Closed bmreilly closed 7 years ago

bmreilly commented 7 years ago

I was wondering if you ever considered setting a limit to the sample contributions to mean methylation? From the initial MethylSig paper it looks like the mean methylation level is calculated as the coverage-weighted average for the samples covering an individual CpG (please correct me if I am wrong). Using this method, it is possible that a site that is covered at say ~5x by 20 samples and covered at 500x by one sample would have a skewed mean methylation level towards the value of the one high-coverage sample. If you were to set a limit on the contribution of a single sample to the coverage-weighted methylation average then you may be able to prevent this type of skewed average.
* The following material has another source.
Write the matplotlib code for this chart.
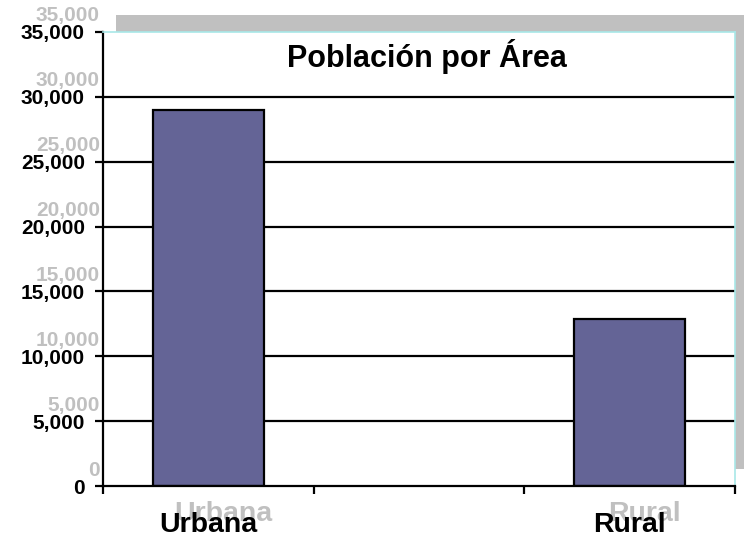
import matplotlib
matplotlib.use("Agg")
import matplotlib.pyplot as plt
import matplotlib.transforms as mtransforms
from matplotlib.patches import Rectangle

categories = ["Urbana", "Rural"]
positions = [0, 2]          # slot 1 is empty in the original
population = [29000, 12900]
yticks = [0, 5000, 10000, 15000, 20000, 25000, 30000, 35000]
title = "Población por Área"

plt.rcParams["font.family"] = ["Liberation Sans", "DejaVu Sans"]
plt.rcParams["font.weight"] = "bold"

DPI = 100
fig = plt.figure(figsize=(7.44, 5.4), dpi=DPI)
ax = fig.add_axes([103 / 744, 54 / 540, 632 / 744, 454 / 540])


def px_offset(dx, dy):
    # dx, dy in pixels, dy positive = up
    return mtransforms.ScaledTranslation(dx / DPI, dy / DPI, fig.dpi_scale_trans)


# grey drop shadow behind plot area
shadow = Rectangle((0, 0), 1, 1, transform=ax.transAxes + px_offset(13, 17),
                   facecolor="#c0c0c0", edgecolor="none", zorder=-5)
fig.patches.append(shadow)
shadow.set_figure(fig)

ax.set_xlim(-0.5, 2.5)
ax.set_ylim(0, 35000)

for v in yticks[1:-1]:
    ax.axhline(v, color="black", lw=1.6, zorder=1)

ax.bar(positions, population, width=0.53, color="#646496",
       edgecolor="black", linewidth=1.6, zorder=2)

for s in ["top", "right"]:
    ax.spines[s].set_color("#a8e8e8")
    ax.spines[s].set_linewidth(1.2)
for s in ["left", "bottom"]:
    ax.spines[s].set_linewidth(1.6)

ax.set_yticks(yticks)
ax.set_yticklabels([f"{v:,}" for v in yticks], fontsize=15, fontweight="bold")
ax.tick_params(axis="y", length=6, width=1.6, pad=7)

ax.set_xticks([-0.5, 0.5, 1.5, 2.5])
ax.set_xticklabels([])
ax.tick_params(axis="x", length=6, width=1.6)
ax.set_xticks(positions, minor=True)
ax.set_xticklabels(categories, minor=True, fontsize=20.5, fontweight="bold")
ax.tick_params(axis="x", which="minor", length=0, pad=19)

# grey shadow copies of the labels
ytr = mtransforms.blended_transform_factory(ax.transAxes, ax.transData)
for v in yticks:
    ax.text(0, v, f"{v:,}", transform=ytr + px_offset(-3, 16), ha="right",
            va="center", fontsize=15, fontweight="bold", color="#c0c0c0",
            clip_on=False, zorder=-1)
xtr = mtransforms.blended_transform_factory(ax.transData, ax.transAxes)
for p, c in zip(positions, categories):
    ax.text(p, 0, c, transform=xtr + px_offset(15, -28), ha="center",
            va="center", fontsize=20.5, fontweight="bold", color="#c0c0c0",
            clip_on=False, zorder=-1)

ax.text(0.513, 0.945, title, transform=ax.transAxes, ha="center", va="center",
        fontsize=22, fontweight="bold")

fig.savefig("out.png", dpi=DPI)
I think I've seen this approach applied in previous studies, and I'm curious to hear what you guys think of this approach.

Thanks, Brian

rcavalcante commented 7 years ago

Hi Brian,

I spoke with my PI (Maureen) and the original developer (Yongseok) and here is what they had to say.

Best, Raymond

Dear Brian,

The contribution of samples in the mean methylation estimate depends on the coverage and also the dispersion parameter. If the dispersion parameter is large (which is estimated and will be different for different CpG sites), the contribution of coverage is small. For example, if the dispersion parameter is 1 (maximum value), all samples will have the same contribution towards the mean estimation regardless of coverage, while if the dispersion parameter is 0 (minimum value), the mean methylation level is weighted by coverage and more likely to be affected by larger coverage. However, in this case, the percent methylation is estimated to be the same across samples in a group anyway, so an imbalance in coverage shouldn’t matter.

Does this explanation sound satisfactory to you? Or do you think our method would be more improved by additionally having a contribution limit from each sample towards estimating the mean? We appreciate any additional insight in how we can improve our package.

Thank you,

Yongseok & Maureen

bmreilly commented 7 years ago

Hi Raymond,

That explanation makes me much more comfortable about the issue. I apparently read the statistics incorrectly and thought the mean methylation levels were calculated as a coverage weighted mean, but this explanation clarified that for me. Thanks for answering my question.